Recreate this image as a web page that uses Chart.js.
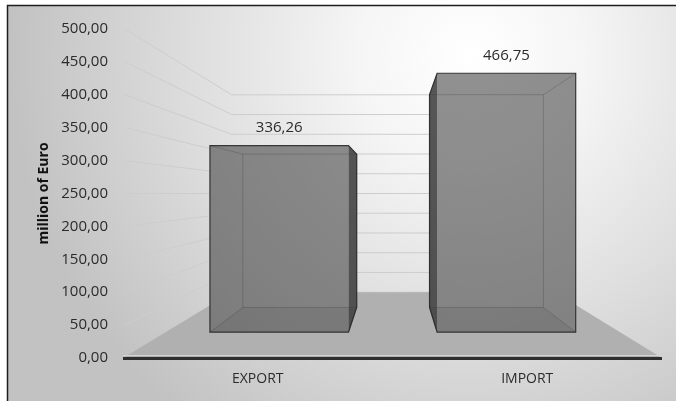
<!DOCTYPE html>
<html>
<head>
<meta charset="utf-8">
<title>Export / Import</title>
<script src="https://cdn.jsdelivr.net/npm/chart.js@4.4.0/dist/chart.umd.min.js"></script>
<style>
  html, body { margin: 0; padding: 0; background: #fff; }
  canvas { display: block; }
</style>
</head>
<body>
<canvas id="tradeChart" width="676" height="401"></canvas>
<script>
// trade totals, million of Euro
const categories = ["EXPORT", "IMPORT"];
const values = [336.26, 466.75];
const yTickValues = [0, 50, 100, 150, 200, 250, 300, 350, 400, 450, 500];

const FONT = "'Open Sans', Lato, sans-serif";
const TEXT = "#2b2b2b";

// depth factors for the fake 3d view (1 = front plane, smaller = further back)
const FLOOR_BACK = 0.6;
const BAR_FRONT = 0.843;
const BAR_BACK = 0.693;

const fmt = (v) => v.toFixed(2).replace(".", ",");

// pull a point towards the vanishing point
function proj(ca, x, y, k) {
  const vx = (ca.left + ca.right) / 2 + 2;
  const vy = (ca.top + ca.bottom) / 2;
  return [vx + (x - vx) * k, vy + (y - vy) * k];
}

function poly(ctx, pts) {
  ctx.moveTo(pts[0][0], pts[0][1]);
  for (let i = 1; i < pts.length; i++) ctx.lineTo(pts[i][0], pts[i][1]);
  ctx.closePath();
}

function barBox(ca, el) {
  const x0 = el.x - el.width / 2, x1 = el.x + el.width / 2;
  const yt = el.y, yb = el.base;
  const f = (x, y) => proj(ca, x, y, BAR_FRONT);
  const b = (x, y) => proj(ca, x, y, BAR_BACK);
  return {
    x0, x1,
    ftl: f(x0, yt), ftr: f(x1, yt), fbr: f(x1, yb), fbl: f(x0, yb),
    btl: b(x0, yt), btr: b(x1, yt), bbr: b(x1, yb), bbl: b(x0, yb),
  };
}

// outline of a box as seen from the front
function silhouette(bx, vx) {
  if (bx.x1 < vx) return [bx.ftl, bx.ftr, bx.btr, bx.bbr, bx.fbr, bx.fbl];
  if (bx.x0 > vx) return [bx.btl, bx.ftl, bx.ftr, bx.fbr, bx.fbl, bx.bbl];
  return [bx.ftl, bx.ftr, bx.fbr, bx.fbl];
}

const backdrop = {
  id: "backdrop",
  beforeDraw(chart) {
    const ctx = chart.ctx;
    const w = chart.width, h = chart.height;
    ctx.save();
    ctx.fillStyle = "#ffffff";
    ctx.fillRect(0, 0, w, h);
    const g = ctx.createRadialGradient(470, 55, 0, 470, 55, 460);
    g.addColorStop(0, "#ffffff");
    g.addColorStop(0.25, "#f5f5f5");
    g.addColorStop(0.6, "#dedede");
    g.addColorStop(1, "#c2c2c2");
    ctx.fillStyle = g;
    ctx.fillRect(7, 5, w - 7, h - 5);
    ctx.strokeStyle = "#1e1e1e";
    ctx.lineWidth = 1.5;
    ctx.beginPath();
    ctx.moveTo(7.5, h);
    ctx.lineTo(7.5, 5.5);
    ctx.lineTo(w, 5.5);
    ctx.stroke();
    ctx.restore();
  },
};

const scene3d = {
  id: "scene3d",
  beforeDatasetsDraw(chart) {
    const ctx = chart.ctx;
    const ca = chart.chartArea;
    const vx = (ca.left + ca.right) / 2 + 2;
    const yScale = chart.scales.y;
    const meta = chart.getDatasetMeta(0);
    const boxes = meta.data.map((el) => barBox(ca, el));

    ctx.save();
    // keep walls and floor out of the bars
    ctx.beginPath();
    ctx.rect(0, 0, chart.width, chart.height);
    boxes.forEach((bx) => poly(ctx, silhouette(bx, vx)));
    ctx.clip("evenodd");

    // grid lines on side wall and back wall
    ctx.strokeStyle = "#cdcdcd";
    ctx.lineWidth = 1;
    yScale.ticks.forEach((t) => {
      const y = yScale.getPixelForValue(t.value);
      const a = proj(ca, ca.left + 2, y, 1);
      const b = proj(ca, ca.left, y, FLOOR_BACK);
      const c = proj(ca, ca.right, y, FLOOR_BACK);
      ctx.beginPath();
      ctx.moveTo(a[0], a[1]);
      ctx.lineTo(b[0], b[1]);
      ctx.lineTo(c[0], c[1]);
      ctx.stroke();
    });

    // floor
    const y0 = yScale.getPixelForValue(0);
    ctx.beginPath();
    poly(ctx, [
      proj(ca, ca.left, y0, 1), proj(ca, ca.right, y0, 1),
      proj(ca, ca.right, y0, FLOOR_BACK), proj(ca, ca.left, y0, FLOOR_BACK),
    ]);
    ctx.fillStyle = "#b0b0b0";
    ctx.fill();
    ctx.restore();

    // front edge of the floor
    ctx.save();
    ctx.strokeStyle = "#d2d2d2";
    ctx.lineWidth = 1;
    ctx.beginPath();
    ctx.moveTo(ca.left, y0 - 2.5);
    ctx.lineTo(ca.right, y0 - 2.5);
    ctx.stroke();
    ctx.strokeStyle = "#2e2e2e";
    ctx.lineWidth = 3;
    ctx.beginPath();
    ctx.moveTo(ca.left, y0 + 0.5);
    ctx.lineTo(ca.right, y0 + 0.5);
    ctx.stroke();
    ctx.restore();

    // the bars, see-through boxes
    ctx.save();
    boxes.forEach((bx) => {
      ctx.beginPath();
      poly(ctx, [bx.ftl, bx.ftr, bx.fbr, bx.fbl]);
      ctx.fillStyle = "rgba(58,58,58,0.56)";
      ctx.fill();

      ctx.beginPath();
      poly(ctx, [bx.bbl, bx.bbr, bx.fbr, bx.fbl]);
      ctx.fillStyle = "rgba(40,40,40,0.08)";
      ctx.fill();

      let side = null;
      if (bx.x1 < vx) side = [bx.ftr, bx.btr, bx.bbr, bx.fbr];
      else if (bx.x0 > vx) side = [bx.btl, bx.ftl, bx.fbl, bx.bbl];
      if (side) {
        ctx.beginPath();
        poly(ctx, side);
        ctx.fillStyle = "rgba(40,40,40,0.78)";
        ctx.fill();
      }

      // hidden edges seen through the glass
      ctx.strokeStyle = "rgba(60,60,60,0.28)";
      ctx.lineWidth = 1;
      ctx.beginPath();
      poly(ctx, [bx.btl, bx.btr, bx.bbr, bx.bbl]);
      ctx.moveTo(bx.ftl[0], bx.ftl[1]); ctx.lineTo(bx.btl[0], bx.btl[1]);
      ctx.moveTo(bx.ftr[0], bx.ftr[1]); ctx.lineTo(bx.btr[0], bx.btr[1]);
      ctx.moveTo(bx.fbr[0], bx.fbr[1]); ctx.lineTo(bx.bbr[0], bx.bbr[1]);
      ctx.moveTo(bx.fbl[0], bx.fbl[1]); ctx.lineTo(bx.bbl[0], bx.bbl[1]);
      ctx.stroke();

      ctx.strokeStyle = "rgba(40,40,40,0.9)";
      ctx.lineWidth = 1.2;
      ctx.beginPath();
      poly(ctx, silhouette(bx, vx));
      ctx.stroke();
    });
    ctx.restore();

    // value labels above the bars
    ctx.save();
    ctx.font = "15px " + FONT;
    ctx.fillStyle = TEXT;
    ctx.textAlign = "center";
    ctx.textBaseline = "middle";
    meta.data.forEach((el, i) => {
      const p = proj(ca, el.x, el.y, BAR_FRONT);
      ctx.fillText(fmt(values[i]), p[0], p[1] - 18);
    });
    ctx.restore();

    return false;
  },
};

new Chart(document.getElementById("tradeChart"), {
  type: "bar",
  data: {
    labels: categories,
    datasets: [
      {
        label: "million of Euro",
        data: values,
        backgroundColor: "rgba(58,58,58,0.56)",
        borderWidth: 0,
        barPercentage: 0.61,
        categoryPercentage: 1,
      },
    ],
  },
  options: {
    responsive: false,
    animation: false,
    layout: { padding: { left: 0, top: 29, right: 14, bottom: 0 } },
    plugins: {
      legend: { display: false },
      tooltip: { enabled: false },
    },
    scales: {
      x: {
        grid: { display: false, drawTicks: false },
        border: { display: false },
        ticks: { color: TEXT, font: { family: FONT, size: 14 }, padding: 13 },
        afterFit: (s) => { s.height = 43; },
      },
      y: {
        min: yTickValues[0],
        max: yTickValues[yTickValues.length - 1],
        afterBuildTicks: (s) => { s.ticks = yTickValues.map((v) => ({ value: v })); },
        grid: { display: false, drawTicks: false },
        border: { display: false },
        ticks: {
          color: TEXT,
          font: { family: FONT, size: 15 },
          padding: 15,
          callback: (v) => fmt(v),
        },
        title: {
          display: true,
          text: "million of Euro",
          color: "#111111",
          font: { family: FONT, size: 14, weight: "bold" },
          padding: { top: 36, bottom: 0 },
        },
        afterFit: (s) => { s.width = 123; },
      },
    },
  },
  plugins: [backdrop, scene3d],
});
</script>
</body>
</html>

Aim of the exercise: Your task is to return the lines above, from the first one up to and including the line containing "400, 450, 500];", minus any pictures.

Result of the exercise:
Recreate this image as a web page that uses Chart.js.
<!DOCTYPE html>
<html>
<head>
<meta charset="utf-8">
<title>Export / Import</title>
<script src="https://cdn.jsdelivr.net/npm/chart.js@4.4.0/dist/chart.umd.min.js"></script>
<style>
  html, body { margin: 0; padding: 0; background: #fff; }
  canvas { display: block; }
</style>
</head>
<body>
<canvas id="tradeChart" width="676" height="401"></canvas>
<script>
// trade totals, million of Euro
const categories = ["EXPORT", "IMPORT"];
const values = [336.26, 466.75];
const yTickValues = [0, 50, 100, 150, 200, 250, 300, 350, 400, 450, 500];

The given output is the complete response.